BUS PALLADIUM @ The French Film Festival
March 10th 2011 04:05
Talk about well-worn cliches: a group of young upstarts, all childhood friends, fancy their chances in the world of rock ‘n’ roll, only for petty jealousies, infighting and fatal attraction to an ambiguous female to jeopardise their entire endeavour. I’d be lying if I said the outcome of Bus Palladium wasn’t as tedious and depressingly familiar as it sounds on paper.
Though 'Lust' is made up of five members, the pair who become the focus of this lifeless drama are hedonistic lead singer Manu (Arthur Dupont) and his best friend Lucas (Marc-Andre Grondin), the sensitive, intelligent one who has just returned from London where he worked as an intern in an architect’s office. Together they set about reconstructing their pre-adolescent fantasies of becoming rock legends and all that it entails.
Then there’s the inevitable female distraction, the talismanic brunette waltzing into the frame. The presence of Laura (Elisa Sednaoui) tips the scale of friendship, disturbing the equilibrium as first Manu and then Lucas falls under her spell. The fact that she’s not particularly attractive has little bearing; the fact that she exhibits the potential to become the first ever groupie with a brain leaves these boys spellbound. Manu in particular develops a self-destructive streak, putting in jeopardy their shot at an album by turning their demo sessions into petty farce.

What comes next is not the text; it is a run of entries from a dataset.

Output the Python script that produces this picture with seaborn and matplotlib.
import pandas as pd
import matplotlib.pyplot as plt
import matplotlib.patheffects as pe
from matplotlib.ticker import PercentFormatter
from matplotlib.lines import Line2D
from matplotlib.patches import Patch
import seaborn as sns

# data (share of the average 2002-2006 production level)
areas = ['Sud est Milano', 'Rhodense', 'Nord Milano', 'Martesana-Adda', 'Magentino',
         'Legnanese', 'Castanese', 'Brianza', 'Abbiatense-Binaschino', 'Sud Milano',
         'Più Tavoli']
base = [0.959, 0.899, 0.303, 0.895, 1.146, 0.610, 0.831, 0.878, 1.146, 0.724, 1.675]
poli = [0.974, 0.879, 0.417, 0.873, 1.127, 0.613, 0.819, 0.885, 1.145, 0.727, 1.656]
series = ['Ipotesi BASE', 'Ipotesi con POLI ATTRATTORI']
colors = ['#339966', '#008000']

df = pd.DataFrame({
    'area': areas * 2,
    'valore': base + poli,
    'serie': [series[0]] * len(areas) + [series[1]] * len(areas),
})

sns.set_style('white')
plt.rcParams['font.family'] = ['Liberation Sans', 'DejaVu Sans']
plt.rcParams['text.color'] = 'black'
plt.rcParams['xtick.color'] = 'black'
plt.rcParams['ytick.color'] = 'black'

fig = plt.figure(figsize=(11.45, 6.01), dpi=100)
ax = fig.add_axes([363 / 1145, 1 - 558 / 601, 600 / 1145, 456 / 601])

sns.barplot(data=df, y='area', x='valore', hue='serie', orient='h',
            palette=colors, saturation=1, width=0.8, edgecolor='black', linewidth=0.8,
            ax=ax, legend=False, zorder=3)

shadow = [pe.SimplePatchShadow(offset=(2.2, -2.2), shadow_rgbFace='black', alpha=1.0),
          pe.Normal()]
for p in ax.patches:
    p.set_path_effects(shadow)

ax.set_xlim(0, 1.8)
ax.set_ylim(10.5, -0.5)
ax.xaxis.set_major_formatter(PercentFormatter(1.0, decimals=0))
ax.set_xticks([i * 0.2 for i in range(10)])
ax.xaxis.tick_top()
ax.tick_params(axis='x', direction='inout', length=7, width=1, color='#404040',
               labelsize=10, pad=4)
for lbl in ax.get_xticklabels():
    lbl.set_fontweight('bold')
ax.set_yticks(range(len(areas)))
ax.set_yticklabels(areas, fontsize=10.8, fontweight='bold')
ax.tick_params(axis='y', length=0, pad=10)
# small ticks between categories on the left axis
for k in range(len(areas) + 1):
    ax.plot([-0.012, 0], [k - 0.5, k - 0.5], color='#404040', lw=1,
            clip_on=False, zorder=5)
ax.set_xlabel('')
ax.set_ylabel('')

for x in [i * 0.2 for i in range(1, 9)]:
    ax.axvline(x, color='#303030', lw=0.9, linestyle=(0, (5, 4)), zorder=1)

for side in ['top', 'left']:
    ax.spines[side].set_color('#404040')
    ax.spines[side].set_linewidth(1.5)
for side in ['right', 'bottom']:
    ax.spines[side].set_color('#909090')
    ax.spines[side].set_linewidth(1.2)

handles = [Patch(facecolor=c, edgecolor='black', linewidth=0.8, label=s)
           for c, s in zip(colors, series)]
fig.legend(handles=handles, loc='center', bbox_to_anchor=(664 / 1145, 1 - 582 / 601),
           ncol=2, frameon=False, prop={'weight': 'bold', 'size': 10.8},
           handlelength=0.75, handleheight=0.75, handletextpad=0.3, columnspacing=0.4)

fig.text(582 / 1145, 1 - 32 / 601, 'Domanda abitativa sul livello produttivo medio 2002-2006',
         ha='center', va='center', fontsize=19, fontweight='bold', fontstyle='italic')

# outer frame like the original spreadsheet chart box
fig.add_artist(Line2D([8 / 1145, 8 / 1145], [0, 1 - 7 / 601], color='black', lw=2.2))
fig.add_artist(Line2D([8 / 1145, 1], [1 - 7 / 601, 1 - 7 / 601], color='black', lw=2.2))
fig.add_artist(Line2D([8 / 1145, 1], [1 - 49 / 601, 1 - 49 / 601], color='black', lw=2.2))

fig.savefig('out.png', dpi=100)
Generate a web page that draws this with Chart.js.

Everything about writer/director Christopher Thompson‘s Bus Palladium smacks of mediocrity, from the half-hearted attempts to re-create a 70’s vibe with its unruly mops of hair and ever-sprouting facial growths; from the opening sampling of classic Rolling Stones in 'Exile on Main St.' mode - if Scorsese can get away with it, asks Thompson, then why not me? – to the emotional or egotistical outbursts and stagnant, schoolboy mentality that wipes out any shot at Lust's progress.
Dreariest of all is the plethora of scenes in neon-pooled nightclubs or in montage, valiantly trying to frame these young adults as ‘cool’ – all brooding and serious when they’re not flaming out against the self-defeating instincts of their own impetuosity. In the end, the only faint resonation is of a peripheral conclusion positing that fame - to any degree - without corruption is near unthinkable.
This is a bitter disappointment from Thompson who was responsible for the excellent Family Hero (2006) not so long ago. Here he seems devoid of inspiration in attempting to chronicle the stop-start motion of impulsive youths who think they can have their cake and eat it too. This flimsy vehicle may be useful for bringing attention to a group of young French actors who are either upcoming stars or enjoying their lone opportunity to strut their stuff before fading back into oblivion. The jury is out, for frankly, there is very little to enthuse about in Bus Palladium. What was it Neil Young once said? “It’s better to burn out than to fade away”. If you're gonna go out, at least go out in style.
The 2011 French Film Festival begins on March 8 and 9 in Sydney and Melbourne respectively before progressing to other states.